Helge Hafting wrote:
> So someone finds a way to break into the jailed process.
> This is used to feed some hairy exploit to the unjailed
> process that expects "clean" data from the jailed process.

OK, so by your logic firewalls are useless (since you can just exploit the
firewall and then the host) Oh and you might as well run all your daemons
as root (since an attacker can just use some other exploit to gain root
later)

The entire point of a privsep design is that the unjailed process treats
all data from the jailed process as untrusted. If the attacker gains
full control of the jailed process it should still be a challenge to
trick the unjailed process into doing something harmful.

> Same as before, only now they need a two-stage exploit.

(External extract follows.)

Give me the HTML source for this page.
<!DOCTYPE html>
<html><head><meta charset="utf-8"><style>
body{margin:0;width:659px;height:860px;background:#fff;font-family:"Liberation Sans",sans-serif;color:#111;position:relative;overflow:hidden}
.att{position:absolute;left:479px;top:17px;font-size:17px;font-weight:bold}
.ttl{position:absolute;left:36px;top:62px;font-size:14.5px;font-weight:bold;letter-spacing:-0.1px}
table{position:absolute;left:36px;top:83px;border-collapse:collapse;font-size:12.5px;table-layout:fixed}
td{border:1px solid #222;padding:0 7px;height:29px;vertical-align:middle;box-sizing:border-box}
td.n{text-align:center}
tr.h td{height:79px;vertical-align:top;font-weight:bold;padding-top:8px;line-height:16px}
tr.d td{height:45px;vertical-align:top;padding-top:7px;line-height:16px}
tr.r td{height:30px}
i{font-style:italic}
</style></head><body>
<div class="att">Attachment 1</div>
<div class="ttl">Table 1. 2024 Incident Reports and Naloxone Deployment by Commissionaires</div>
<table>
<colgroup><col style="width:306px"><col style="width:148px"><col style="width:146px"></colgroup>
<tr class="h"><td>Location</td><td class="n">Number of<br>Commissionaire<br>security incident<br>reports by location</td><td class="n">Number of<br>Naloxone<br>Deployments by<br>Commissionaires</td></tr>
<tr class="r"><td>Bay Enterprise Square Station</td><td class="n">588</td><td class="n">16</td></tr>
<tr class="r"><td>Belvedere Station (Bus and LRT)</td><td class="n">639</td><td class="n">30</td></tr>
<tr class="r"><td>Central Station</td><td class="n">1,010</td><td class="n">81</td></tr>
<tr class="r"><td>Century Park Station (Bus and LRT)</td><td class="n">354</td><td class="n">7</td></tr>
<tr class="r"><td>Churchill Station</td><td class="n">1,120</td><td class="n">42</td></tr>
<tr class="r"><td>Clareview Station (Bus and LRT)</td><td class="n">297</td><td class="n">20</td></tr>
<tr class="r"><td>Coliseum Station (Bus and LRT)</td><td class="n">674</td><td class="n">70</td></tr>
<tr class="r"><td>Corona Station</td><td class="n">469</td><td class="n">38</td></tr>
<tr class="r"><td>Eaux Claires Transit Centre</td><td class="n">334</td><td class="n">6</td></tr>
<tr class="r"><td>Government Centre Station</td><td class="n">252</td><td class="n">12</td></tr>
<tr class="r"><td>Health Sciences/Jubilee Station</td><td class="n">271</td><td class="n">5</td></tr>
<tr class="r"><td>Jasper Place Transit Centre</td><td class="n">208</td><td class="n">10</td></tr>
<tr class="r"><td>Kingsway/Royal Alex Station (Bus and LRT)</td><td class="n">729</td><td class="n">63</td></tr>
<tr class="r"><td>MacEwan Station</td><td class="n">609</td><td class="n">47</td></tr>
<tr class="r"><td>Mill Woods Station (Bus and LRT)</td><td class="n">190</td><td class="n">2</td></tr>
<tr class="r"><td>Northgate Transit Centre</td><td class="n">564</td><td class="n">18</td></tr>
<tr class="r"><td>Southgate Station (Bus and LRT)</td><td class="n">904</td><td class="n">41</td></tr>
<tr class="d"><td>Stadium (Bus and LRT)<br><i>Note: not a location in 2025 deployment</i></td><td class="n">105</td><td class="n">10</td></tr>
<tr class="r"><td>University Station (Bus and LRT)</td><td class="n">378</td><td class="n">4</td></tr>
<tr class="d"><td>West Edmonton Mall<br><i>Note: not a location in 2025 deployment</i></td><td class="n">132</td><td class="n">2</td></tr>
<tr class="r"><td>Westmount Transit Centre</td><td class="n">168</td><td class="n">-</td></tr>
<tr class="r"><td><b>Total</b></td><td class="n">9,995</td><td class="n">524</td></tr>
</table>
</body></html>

Exactly! Now in order for the attacker to win they need to find a
programming error in the jailed process AND the unjailed process.
This is how defense in depth works.

> You can jail a process doing a "dangerous" job, but you can't
> really jail a "hairy" data stream. Not if data is expected to
> emerge from the jail someday.

That's a bogus argument - the data exiting the jail can come out in a
non-hairy format that is less error-prone to process. You do all the
complicated crypto/compression/parsing/etc inside the jail where a
programming errors cause less damage.

Think about a client communicating with a random network hosts over an
SSL connection - you can move the SSL engine into the jailed process.
Now if your SSL's ASN.1 parser has a buffer overflow and you connect to
a malicious server it can't immediately compromise your account.